Intel shrugs at tablets messing up PC, notebook sales

But if Apple or Sony wanted to partner on custom processors, the chipmaker 'wouldn't blink,' its CFO says.

Intel would happily make custom chips for Apple and other rivals, its CFO said Thursday, but hinted that the company doesn't believe the Apple iPad and similar tablets will make much of a dent in laptop sales and thus Intel's core processor business.

Instead, tablets are an "incremental device" with limited applications that appeal to upscale consumers, not the mass market or businesses, Stacy Smith said.

The chipmaker sees sales of notebook computers leaping ahead and with them, orders for full-powered processors.

According to Reuters, Smith said Intel would gladly use its manufacturing might to combine its proprietary architecture with other companies' technology, and might even consider making non-Intel cores for some customers.

"If Apple or Sony came to us and said 'I want to do a product that involves your IA (Intel architecture) core and put some of my IP around it', I wouldn't blink.
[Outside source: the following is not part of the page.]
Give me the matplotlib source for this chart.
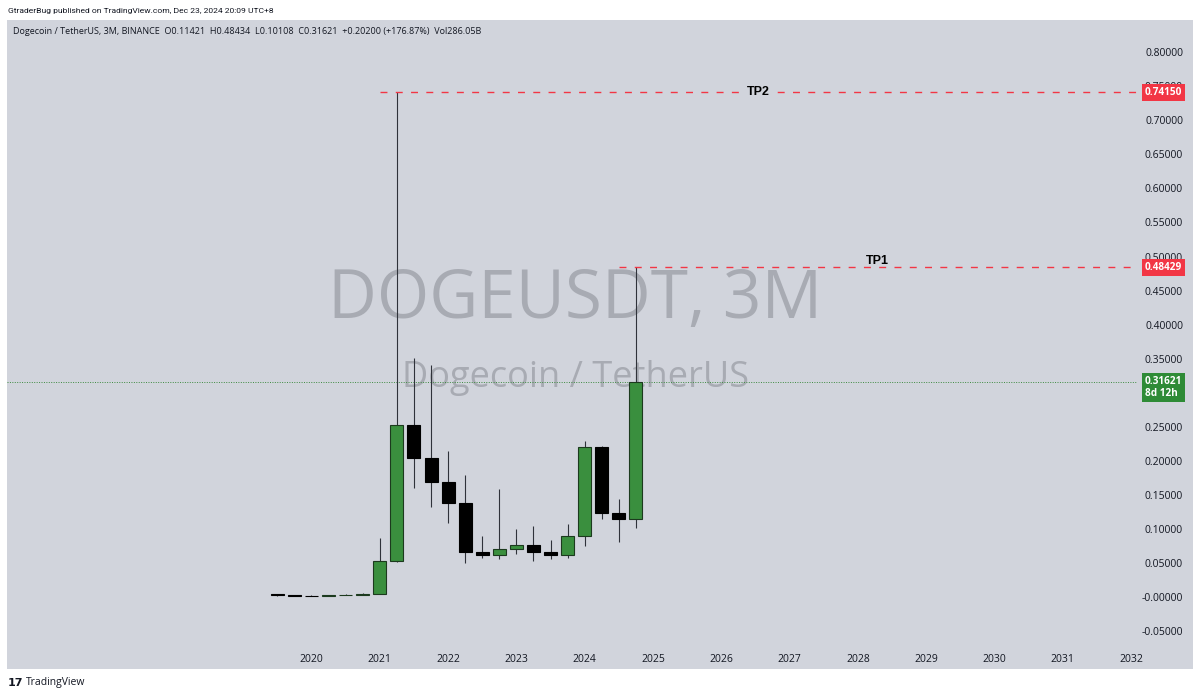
import matplotlib
matplotlib.use("Agg")
import matplotlib.pyplot as plt
import matplotlib.transforms as mtransforms
from matplotlib import font_manager

# ---------------- data ----------------
quarters = ["2019Q3", "2019Q4", "2020Q1", "2020Q2", "2020Q3", "2020Q4",
            "2021Q1", "2021Q2", "2021Q3", "2021Q4", "2022Q1", "2022Q2",
            "2022Q3", "2022Q4", "2023Q1", "2023Q2", "2023Q3", "2023Q4",
            "2024Q1", "2024Q2", "2024Q3", "2024Q4"]
opens = [0.00406, 0.00245, 0.00202, 0.00189, 0.00246, 0.00262,
         0.00470, 0.0535, 0.2530, 0.2045, 0.1693, 0.1376,
         0.0665, 0.0617, 0.0700, 0.0764, 0.0665, 0.0617,
         0.0896, 0.2207, 0.1238, 0.11421]
highs = [0.00450, 0.00290, 0.00300, 0.00290, 0.00500, 0.00580,
         0.0870, 0.7415, 0.3514, 0.3407, 0.2148, 0.1791,
         0.0896, 0.1581, 0.0999, 0.1047, 0.0837, 0.1072,
         0.2291, 0.2215, 0.1439, 0.48434]
lows = [0.00208, 0.00196, 0.00120, 0.00178, 0.00240, 0.00232,
        0.00460, 0.0515, 0.1605, 0.1317, 0.1082, 0.0504,
        0.0568, 0.0565, 0.0627, 0.0533, 0.0554, 0.0568,
        0.0753, 0.1141, 0.0812, 0.10108]
closes = [0.00245, 0.00202, 0.00189, 0.00246, 0.00262, 0.00470,
          0.0535, 0.2530, 0.2045, 0.1693, 0.1376, 0.0665,
          0.0617, 0.0700, 0.0764, 0.0665, 0.0617, 0.0896,
          0.2207, 0.1238, 0.11421, 0.31621]

year_ticks = list(range(2020, 2033))
price_ticks = [0.80, 0.75, 0.70, 0.65, 0.60, 0.55, 0.50, 0.45, 0.40,
               0.35, 0.30, 0.25, 0.20, 0.15, 0.10, 0.05, 0.0, -0.05]
price_labels = ["0.80000", "0.75000", "0.70000", "0.65000", "0.60000",
                "0.55000", "0.50000", "0.45000", "0.40000", "0.35000",
                "0.30000", "0.25000", "0.20000", "0.15000", "0.10000",
                "0.05000", "-0.00000", "-0.05000"]

tp_levels = [0.74150, 0.48429]
tp_names = ["TP2", "TP1"]
tp_anchor_quarter = ["2021Q2", "2024Q4"]
tp_text_year = [2026.54, 2028.28]
last_price = 0.31621
countdown = "8d 12h"

header_top = "GtraderBug published on TradingView.com, Dec 23, 2024 20:09 UTC+8"
header_legend = ("Dogecoin / TetherUS, 3M, BINANCE  O0.11421  H0.48434  "
                 "L0.10108  C0.31621  +0.20200 (+176.87%)  Vol286.05B")
watermark = "DOGEUSDT, 3M"
watermark_sub = "Dogecoin / TetherUS"

# ---------------- style ----------------
BG = "#d1d4dc"
GREEN = "#3a8f3e"
GREEN_EDGE = "#1c3a1e"
RED = "#f23645"
TXT = "#131722"
FONT = ["Open Sans", "DejaVu Sans"]

installed = {f.name for f in font_manager.fontManager.ttflist}
if "Liberation Sans Narrow" in installed:
    TOP_FONT, TOP_SIZE = ["Liberation Sans Narrow"], 7.0
else:
    TOP_FONT, TOP_SIZE = ["Roboto", "DejaVu Sans"], 6.1

W, H = 1200, 697
fig = plt.figure(figsize=(W / 100, H / 100), dpi=100)
fig.patch.set_facecolor("white")

# panel in pixels
px_l, px_r, px_t, px_b = 7, 1193, 20, 669
ax = fig.add_axes([px_l / W, 1 - px_b / H, (px_r - px_l) / W, (px_b - px_t) / H])
ax.set_facecolor(BG)
for s in ax.spines.values():
    s.set_visible(False)

xmin, xmax = 2015.542, 2032.906
ymin, ymax = -0.1057, 0.8473
ax.set_xlim(xmin, xmax)
ax.set_ylim(ymin, ymax)


def qx(q):
    return int(q[:4]) + (int(q[5]) - 1) / 4.0


xs = [qx(q) for q in quarters]
body_w = 0.19

# wicks
ax.vlines(xs, lows, highs, colors="#2f323a", linewidth=0.8, zorder=3)
# bodies
for x, o, c in zip(xs, opens, closes):
    up = c >= o
    ax.bar(x, abs(c - o), bottom=min(o, c), width=body_w,
           color=GREEN if up else "black",
           edgecolor=GREEN_EDGE if up else "black",
           linewidth=0.8, zorder=4)

# ticks
ax.set_xticks(year_ticks)
ax.set_xticklabels([str(y) for y in year_ticks])
ax.tick_params(axis="x", length=0, pad=-11.0, labelsize=7.5, labelcolor=TXT)
ax.yaxis.tick_right()
ax.set_yticks(price_ticks)
ax.set_yticklabels(price_labels)
ax.tick_params(axis="y", length=0, pad=-7.2, labelsize=7.5, labelcolor=TXT)
for lab in ax.get_yticklabels():
    lab.set_horizontalalignment("right")
for lab in ax.get_xticklabels() + ax.get_yticklabels():
    lab.set_fontfamily(FONT)

# watermark
ax.text(0.479, 0.5686, watermark, transform=ax.transAxes, ha="center",
        va="center", fontsize=48.5, color="#a8abb3", family=FONT, zorder=1)
ax.text(0.479, 0.448, watermark_sub, transform=ax.transAxes, ha="center",
        va="center", fontsize=26, color="#a8abb3", family=FONT, zorder=1)

# x of price-scale tags in data units
tag_left_px = 1137
x_tag = xmin + (tag_left_px - px_l) / (px_r - px_l) * (xmax - xmin)
blend = mtransforms.blended_transform_factory(ax.transAxes, ax.transData)
tag_right_ax = (1182 - px_l) / (px_r - px_l)

# last price dotted line
ax.plot([xmin, x_tag], [last_price, last_price], color="#3d8b40",
        linestyle=(0, (1, 1.5)), linewidth=0.7, zorder=2)
ax.text(tag_right_ax, last_price - 0.0085, f"{last_price:.5f}\n{countdown}",
        transform=blend, ha="right", va="center", fontsize=7.2,
        fontweight="bold", color="white", family=FONT, linespacing=1.05,
        multialignment="left",
        bbox=dict(boxstyle="square,pad=0.3", fc="#2e8b36", ec="none"),
        zorder=6)

# TP lines
for lvl, name, aq, ty in zip(tp_levels, tp_names, tp_anchor_quarter, tp_text_year):
    x0 = qx(aq) - 0.25
    ax.plot([x0, x_tag], [lvl, lvl], color=RED, linestyle=(0, (5, 6)),
            linewidth=1.0, zorder=5)
    dy = 0.0 if name == "TP2" else 0.009
    ax.text(ty, lvl + dy, name, ha="center", va="center", fontsize=9,
            fontweight="bold", color="black", family=["Liberation Sans", "DejaVu Sans"],
            bbox=dict(boxstyle="square,pad=0.15", fc=BG, ec="none") if name == "TP2" else None,
            zorder=6)
    ax.text(tag_right_ax, lvl, f"{lvl:.5f}", transform=blend, ha="right",
            va="center", fontsize=7.2, fontweight="bold", color="white",
            family=FONT,
            bbox=dict(boxstyle="square,pad=0.3", fc=RED, ec="none"), zorder=6)

# header texts
fig.text(8 / W, 1 - 11 / H, header_top, ha="left", va="center", fontsize=TOP_SIZE,
         color=TXT, family=TOP_FONT)
fig.text(13 / W, 1 - 32 / H, header_legend, ha="left", va="center",
         fontsize=6.5, color=TXT, family=FONT)

# footer logo
fig.text(8 / W, 1 - 683 / H, "17", ha="left", va="center", fontsize=8,
         fontweight="heavy", color=TXT, family=["DejaVu Sans"])
fig.text(26 / W, 1 - 683 / H, "TradingView", ha="left", va="center",
         fontsize=7.5, color=TXT, family=FONT)

fig.savefig("out.png", dpi=100, facecolor=fig.get_facecolor())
That would be fantastic business for us," he said.

"Then you get into the middle ground of 'I don't want it to be a IA core, I want it to be my own custom-designed core,' and ... that would be a much more in-depth discussion and analysis," Smith said.

He spoke to reporters at an investor conference in London along with Christian Morales, head of Intel's operations in Europe, Middle East and Africa.

"The data is the data," Morales said. "The [highest sales] volumes are notebooks, then netbooks, then other devices."

Netbooks surged ahead in 2008-2010 because the economy was bad and they were cheap, Smith said. Now that the economy is starting to recover, netbook sales have tanked because consumers and businesses want real computers.

Even Apple is selling MacBooks at a faster clip than iPads, Smith said. The iPad runs on a Samsung processor, while Apple uses Intel Core2 processors for MacBooks.

In the worst-case scenario, tablets move ahead of netbooks late this year and might steal a third of the netbook business by 2013, he predicted.